# SHORT PROBLEM
In the material below, find all lines with the string "that" and copy them.

Items from a data source
■ ■ ■ ■ ■ ■ ■

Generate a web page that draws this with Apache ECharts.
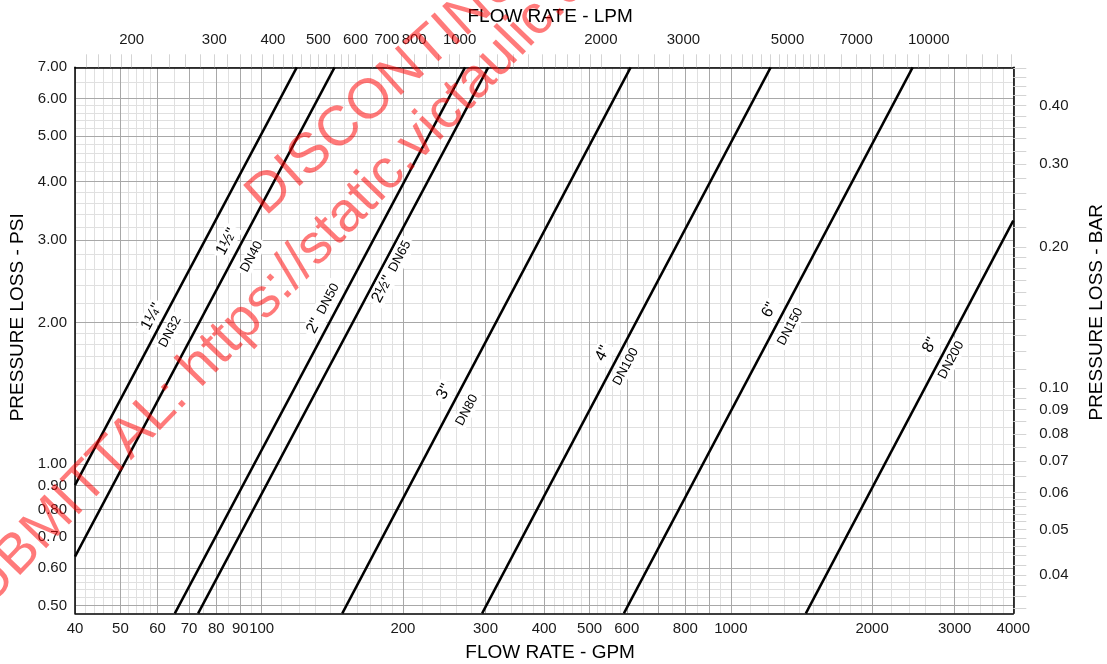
<!DOCTYPE html>
<html>
<head>
<meta charset="utf-8">
<script src="https://cdn.jsdelivr.net/npm/echarts@6/dist/echarts.min.js"></script>
<style>
html,body{margin:0;padding:0;background:#fff;}
#c{width:1107px;height:664px;}
</style>
</head>
<body>
<div id="c"></div>
<script>
// ---- data ----
const sizeLabels = ['1¼"', '1½"', '2"', '2½"', '3"', '4"', '6"', '8"'];
const dnLabels   = ['DN32', 'DN40', 'DN50', 'DN65', 'DN80', 'DN100', 'DN150', 'DN200'];
// each pipe size is a straight line on log-log paper: low end and high end (GPM, PSI)
const lowGpm  = [40, 40, 65.3, 73.2, 148.5, 295.0, 591.6, 1445];
const lowPsi  = [0.902, 0.635, 0.481, 0.481, 0.481, 0.481, 0.481, 0.481];
const highGpm = [118.8, 143.0, 271.3, 304.1, 611.6, 1216, 2441, 4000];
const highPsi = [7, 7, 7, 7, 7, 7, 7, 3.3];
// label anchors (GPM, PSI)
const sizeLabelAt = [[58.3, 2.060], [84.2, 2.976], [135.3, 2.146], [189.3, 2.569], [244.7, 1.426], [533.4, 1.721], [1208, 2.128], [2658, 1.793]];
const dnLabelAt   = [[63.8, 1.913], [95.2, 2.764], null, null, [273.9, 1.303], [597.1, 1.612], [1339, 1.961], [2948, 1.665]];

// axis ranges and tick labels
const gpmRange = [40, 4000];
const psiRange = [0.481, 7];
const gpmTickLabels = [40, 50, 60, 70, 80, 90, 100, 200, 300, 400, 500, 600, 800, 1000, 2000, 3000, 4000];
const lpmTickLabels = [200, 300, 400, 500, 600, 700, 800, 1000, 2000, 3000, 5000, 7000, 10000];
const psiTickLabels = [0.5, 0.6, 0.7, 0.8, 0.9, 1, 2, 3, 4, 5, 6, 7];
const barTickLabels = [0.04, 0.05, 0.06, 0.07, 0.08, 0.09, 0.1, 0.2, 0.3, 0.4];
const LPM_PER_GPM = 3.78541;
const BAR_PER_PSI = 0.0689476;

// ---- helpers ----
const L = Math.log10;
function logGrid(lo, hi) {
  const major = [], minor = [];
  const d0 = Math.floor(L(lo)), d1 = Math.ceil(L(hi));
  const rules = [[1, 2, 0.1], [2, 6, 0.2], [6, 10, 0.5]];
  for (let d = d0; d <= d1; d++) {
    const p = Math.pow(10, d);
    for (let n = 1; n <= 9; n++) major.push(+(n * p).toPrecision(8));
    rules.forEach(([a, b, s]) => {
      const k = Math.round((b - a) / s);
      for (let i = 1; i < k; i++) {
        const m = Math.round((a + i * s) * 10) / 10;
        if (Math.abs(m - Math.round(m)) < 1e-9) continue;
        minor.push(+(m * p).toPrecision(8));
      }
    });
  }
  const inR = v => v >= lo * (1 - 1e-12) && v <= hi * (1 + 1e-12);
  return { major: major.filter(inR), minor: minor.filter(inR) };
}
const toLog = arr => arr.map(v => L(v));

const gx = [L(gpmRange[0]), L(gpmRange[1])];
const lx = [L(gpmRange[0] * LPM_PER_GPM), L(gpmRange[1] * LPM_PER_GPM)];
const gy = [L(psiRange[0]), L(psiRange[1])];
const by = [L(psiRange[0] * BAR_PER_PSI), L(psiRange[1] * BAR_PER_PSI)];

const gpmGrid = logGrid(gpmRange[0], gpmRange[1]);
const psiGrid = logGrid(psiRange[0], psiRange[1]);
const lpmGrid = logGrid(gpmRange[0] * LPM_PER_GPM, gpmRange[1] * LPM_PER_GPM);
const barGrid = logGrid(psiRange[0] * BAR_PER_PSI, psiRange[1] * BAR_PER_PSI);

const FONT = '"Liberation Sans", Arial, sans-serif';
const MAJOR = '#a8a8a8';
const MINOR = '#e0e0e0';
const OUTTICK = '#d4d4d4';
const BORDER = { show: true, onZero: false, lineStyle: { color: '#000', width: 1.5 } };
const labelStyle = { fontSize: 15, color: '#1a1a1a', fontFamily: FONT };
const nameStyle = { fontSize: 19, color: '#000', fontFamily: FONT };

const fmtInt = v => String(Math.round(Math.pow(10, v)));
const fmt2 = v => (Math.pow(10, v)).toFixed(2);

// ---- series ----
const ROT = 62;
const series = sizeLabels.map((name, i) => {
  const mp = [];
  if (dnLabelAt[i]) {
    mp.push({ name: name, coord: sizeLabelAt[i], label: { formatter: name, fontSize: 16 } });
    mp.push({ name: dnLabels[i], coord: dnLabelAt[i], label: { formatter: dnLabels[i], fontSize: 13 } });
  } else {
    mp.push({
      name: name, coord: sizeLabelAt[i],
      label: { formatter: '{a|' + name + '}  {b|' + dnLabels[i] + '}' }
    });
  }
  return {
    type: 'line',
    name: name + ' ' + dnLabels[i],
    xAxisIndex: 0, yAxisIndex: 0,
    data: [[lowGpm[i], lowPsi[i]], [highGpm[i], highPsi[i]]],
    showSymbol: false, symbol: 'none',
    lineStyle: { color: '#000', width: 2.5 },
    z: 4, clip: true, silent: true,
    markPoint: {
      z: 6, silent: true,
      symbol: 'circle', symbolSize: 1,
      itemStyle: { color: 'rgba(0,0,0,0)' },
      label: {
        show: true, position: 'inside', rotate: ROT, color: '#000',
        fontFamily: FONT, backgroundColor: '#fff', padding: [1, 3],
        align: 'center', verticalAlign: 'middle',
        rich: { a: { fontSize: 16, fontFamily: FONT, color: '#000' }, b: { fontSize: 13, fontFamily: FONT, color: '#000' } }
      },
      data: mp
    }
  };
});

const option = {
  animation: false,
  backgroundColor: '#fff',
  textStyle: { fontFamily: FONT },
  grid: { left: 75, top: 67.3, width: 938.3, height: 546, containLabel: false, outerBoundsMode: 'none', show: false },
  xAxis: [
    { type: 'log', logBase: 10, min: gpmRange[0], max: gpmRange[1], show: false },
    { // minor vertical grid
      type: 'value', position: 'bottom', min: gx[0], max: gx[1], z: 0,
      axisLine: { show: false, onZero: false },
      axisTick: { show: false, customValues: toLog(gpmGrid.minor) },
      axisLabel: { show: false },
      splitLine: { show: true, customValues: toLog(gpmGrid.minor), lineStyle: { color: MINOR, width: 1 } }
    },
    { // major vertical grid + GPM labels
      type: 'value', position: 'bottom', min: gx[0], max: gx[1], z: 2,
      axisLine: BORDER,
      axisTick: { show: false, customValues: toLog(gpmGrid.major) },
      axisLabel: Object.assign({ customValues: toLog(gpmTickLabels), formatter: fmtInt, margin: 8 }, labelStyle),
      splitLine: { show: true, customValues: toLog(gpmGrid.major), lineStyle: { color: MAJOR, width: 1 } },
      name: 'FLOW RATE - GPM', nameLocation: 'middle', nameGap: 30,
      nameTextStyle: Object.assign({ padding: [0, 0, 0, 12] }, nameStyle)
    },
    { // LPM top axis
      type: 'value', position: 'top', min: lx[0], max: lx[1], z: 3,
      axisLine: BORDER,
      axisTick: { show: true, inside: false, length: 13, customValues: toLog(lpmGrid.major.concat(lpmGrid.minor)), lineStyle: { color: OUTTICK, width: 1 } },
      axisLabel: Object.assign({ customValues: toLog(lpmTickLabels), formatter: fmtInt, margin: 20 }, labelStyle),
      splitLine: { show: false },
      name: 'FLOW RATE - LPM', nameLocation: 'middle', nameGap: 41,
      nameTextStyle: Object.assign({ padding: [0, 0, 0, 12] }, nameStyle)
    }
  ],
  yAxis: [
    { type: 'log', logBase: 10, min: psiRange[0], max: psiRange[1], show: false },
    { // minor horizontal grid
      type: 'value', position: 'left', min: gy[0], max: gy[1], z: 0,
      axisLine: { show: false, onZero: false },
      axisTick: { show: false, customValues: toLog(psiGrid.minor) },
      axisLabel: { show: false },
      splitLine: { show: true, customValues: toLog(psiGrid.minor), lineStyle: { color: MINOR, width: 1 } }
    },
    { // major horizontal grid + PSI labels
      type: 'value', position: 'left', min: gy[0], max: gy[1], z: 2,
      axisLine: BORDER,
      axisTick: { show: false, customValues: toLog(psiGrid.major) },
      axisLabel: Object.assign({ customValues: toLog(psiTickLabels), formatter: fmt2, margin: 8 }, labelStyle),
      splitLine: { show: true, customValues: toLog(psiGrid.major), lineStyle: { color: MAJOR, width: 1 } },
      name: 'PRESSURE LOSS - PSI', nameLocation: 'middle', nameGap: 47,
      nameTextStyle: Object.assign({ padding: [0, 0, 0, 46] }, nameStyle)
    },
    { // BAR right axis
      type: 'value', position: 'right', min: by[0], max: by[1], z: 3,
      axisLine: BORDER,
      axisTick: { show: true, inside: false, length: 13, customValues: toLog(barGrid.major.concat(barGrid.minor)), lineStyle: { color: OUTTICK, width: 1 } },
      axisLabel: Object.assign({ customValues: toLog(barTickLabels), formatter: fmt2, margin: 26 }, labelStyle),
      splitLine: { show: false },
      name: 'PRESSURE LOSS - BAR', nameLocation: 'middle', nameGap: 74,
      nameTextStyle: Object.assign({ padding: [0, 0, 0, 56] }, nameStyle)
    }
  ],
  series: series,
  graphic: {
    elements: [
      {
        type: 'text', x: 274, y: 226, rotation: 42 * Math.PI / 180, z: 100, silent: true,
        style: { text: 'DISCONTINUED', fontSize: 56, fontFamily: FONT, fill: 'rgba(255,0,0,0.52)', align: 'left', verticalAlign: 'bottom' }
      },
      {
        type: 'text', x: -28, y: 643, rotation: 46 * Math.PI / 180, z: 100, silent: true,
        style: { text: 'SUBMITTAL: https://static.victaulic.com', fontSize: 56, fontFamily: FONT, fill: 'rgba(255,0,0,0.52)', align: 'left', verticalAlign: 'bottom' }
      }
    ]
  }
};

const chart = echarts.init(document.getElementById('c'));
chart.setOption(option);
</script>
</body>
</html>
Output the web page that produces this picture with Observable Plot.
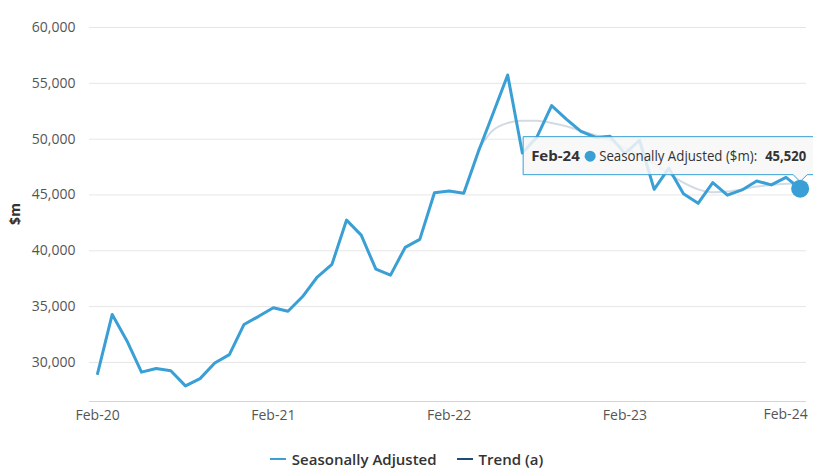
<!DOCTYPE html>
<html>
<head>
<meta charset="utf-8">
<script src="https://cdn.jsdelivr.net/npm/d3@7"></script>
<script src="https://cdn.jsdelivr.net/npm/@observablehq/plot@0.6"></script>
<style>
  html, body { margin: 0; padding: 0; background: #fff; }
  body { width: 813px; height: 473px; overflow: hidden; font-family: "Open Sans", sans-serif; }
  #legend { display: flex; justify-content: center; align-items: center; height: 30px; margin-top: 4px;
            font-size: 15px; font-weight: 600; color: #333; }
  .item { display: flex; align-items: center; margin: 0 10px; }
  .sym { width: 16px; height: 2px; margin-right: 6px; }
</style>
</head>
<body>
<div id="chart"></div>
<div id="legend"></div>
<script>
const months = ["Feb-20","Mar-20","Apr-20","May-20","Jun-20","Jul-20","Aug-20","Sep-20","Oct-20","Nov-20","Dec-20","Jan-21",
  "Feb-21","Mar-21","Apr-21","May-21","Jun-21","Jul-21","Aug-21","Sep-21","Oct-21","Nov-21","Dec-21","Jan-22",
  "Feb-22","Mar-22","Apr-22","May-22","Jun-22","Jul-22","Aug-22","Sep-22","Oct-22","Nov-22","Dec-22","Jan-23",
  "Feb-23","Mar-23","Apr-23","May-23","Jun-23","Jul-23","Aug-23","Sep-23","Oct-23","Nov-23","Dec-23","Jan-24",
  "Feb-24"];
const seasonallyAdjusted = [29000,34300,31950,29130,29450,29250,27900,28550,29950,30700,33400,34130,
  34900,34580,35900,37650,38780,42750,41400,38350,37820,40300,41020,45200,
  45350,45150,48900,52300,55750,48750,50200,53000,51800,50700,50150,50250,
  48700,49900,45500,47400,45100,44250,46100,44980,45450,46250,45900,46580,
  45520];
// Trend (a) series, available from Apr-22
const trendMonths = months.slice(26);
const trend = [49100,50800,51450,51650,51650,51450,51150,50750,50350,49900,
  49200,48500,47800,46900,46100,45500,45250,45300,45500,45750,45900,46000,46050];
const yTicks = [30000,35000,40000,45000,50000,55000,60000];
const xTickLabels = ["Feb-20","Feb-21","Feb-22","Feb-23","Feb-24"];

const SA_COLOR = "#399fd4";
const TREND_COLOR = "#1f4b7a";

const saData = months.map((m, i) => ({i, m, v: seasonallyAdjusted[i]}));
const trendData = trendMonths.map((m, j) => ({i: months.indexOf(m), m, v: trend[j]}));
const xTickIdx = xTickLabels.map(l => months.indexOf(l));
const last = saData[saData.length - 1];

const chart = Plot.plot({
  width: 813,
  height: 440,
  marginLeft: 89,
  marginRight: 7,
  marginTop: 27,
  marginBottom: 39,
  style: {fontFamily: "Open Sans", fontSize: "14px", color: "#555", background: "#fff", overflow: "visible"},
  x: {type: "linear", domain: [-0.55, 48.4]},
  y: {domain: [26500, 60000]},
  marks: [
    Plot.ruleY(yTicks, {stroke: "#e6e6e6", strokeWidth: 1}),
    Plot.ruleY([26500], {stroke: "#ccd6eb", strokeWidth: 1}),
    Plot.axisY({ticks: yTicks, tickSize: 0, tickPadding: 14, tickFormat: d3.format(","), label: null, fontSize: 14}),
    Plot.axisX({ticks: xTickIdx.slice(0, -1), tickSize: 0, tickPadding: 9, tickFormat: i => months[i], label: null, fontSize: 14}),
    Plot.text([xTickIdx[xTickIdx.length - 1]], {x: d => d, frameAnchor: "bottom", dy: 17, text: i => months[i],
      textAnchor: "end", dx: 7, fill: "#555", fontSize: 14}),
    Plot.line(trendData, {x: "i", y: "v", stroke: TREND_COLOR, strokeOpacity: 0.2, strokeWidth: 2, curve: "monotone-x"}),
    Plot.line(saData, {x: "i", y: "v", stroke: SA_COLOR, strokeWidth: 3, strokeLinejoin: "round"}),
  ]
});
document.getElementById("chart").appendChild(chart);

const svg = d3.select(chart);
// y axis title
svg.append("text").attr("transform", "translate(20,214) rotate(-90)")
  .attr("text-anchor", "middle").attr("font-size", 14).attr("font-weight", 700).attr("fill", "#333")
  .text("$m");

// hover tooltip anchored to the last point
const xs = chart.scale("x"), ys = chart.scale("y");
const px = xs.apply(last.i), py = ys.apply(last.v);
const L = px - 277, T = py - 52, B = py - 14, R = px + 30;
const g = svg.append("g").attr("text-anchor", "start");
g.append("path")
  .attr("d", `M${L},${T}H${R}V${B}H${px + 7}L${px},${B + 7}L${px - 7},${B}H${L}Z`)
  .attr("fill", "rgba(247,247,247,0.85)").attr("stroke", SA_COLOR).attr("stroke-width", 1);
g.append("text").attr("x", L + 8).attr("y", T + 24).attr("text-anchor", "start")
  .attr("font-size", 15).attr("font-weight", 700).attr("fill", "#333")
  .text(last.m);
g.append("circle").attr("cx", L + 67).attr("cy", T + 19.5).attr("r", 5.5).attr("fill", SA_COLOR);
g.append("text").attr("x", L + 76).attr("y", T + 24).attr("text-anchor", "start")
  .attr("font-size", 14).attr("fill", "#333")
  .attr("textLength", 158).attr("lengthAdjust", "spacingAndGlyphs")
  .text("Seasonally Adjusted ($m):");
g.append("text").attr("x", px + 6).attr("y", T + 24).attr("text-anchor", "end")
  .attr("font-size", 14).attr("font-weight", 700).attr("fill", "#333")
  .attr("textLength", 41).attr("lengthAdjust", "spacingAndGlyphs")
  .text(d3.format(",")(last.v));
// hover marker
svg.append("circle").attr("cx", px).attr("cy", py).attr("r", 9).attr("fill", SA_COLOR);

// legend
const legend = document.getElementById("legend");
[["Seasonally Adjusted", SA_COLOR], ["Trend (a)", TREND_COLOR]].forEach(([name, c]) => {
  const it = document.createElement("div"); it.className = "item";
  it.innerHTML = `<span class="sym" style="background:${c}"></span><span>${name}</span>`;
  legend.appendChild(it);
});
</script>
</body>
</html>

■ ■ ■ ■ ■ ■ ■

# ANSWER
Generate a web page that draws this with Apache ECharts.
Output the web page that produces this picture with Observable Plot.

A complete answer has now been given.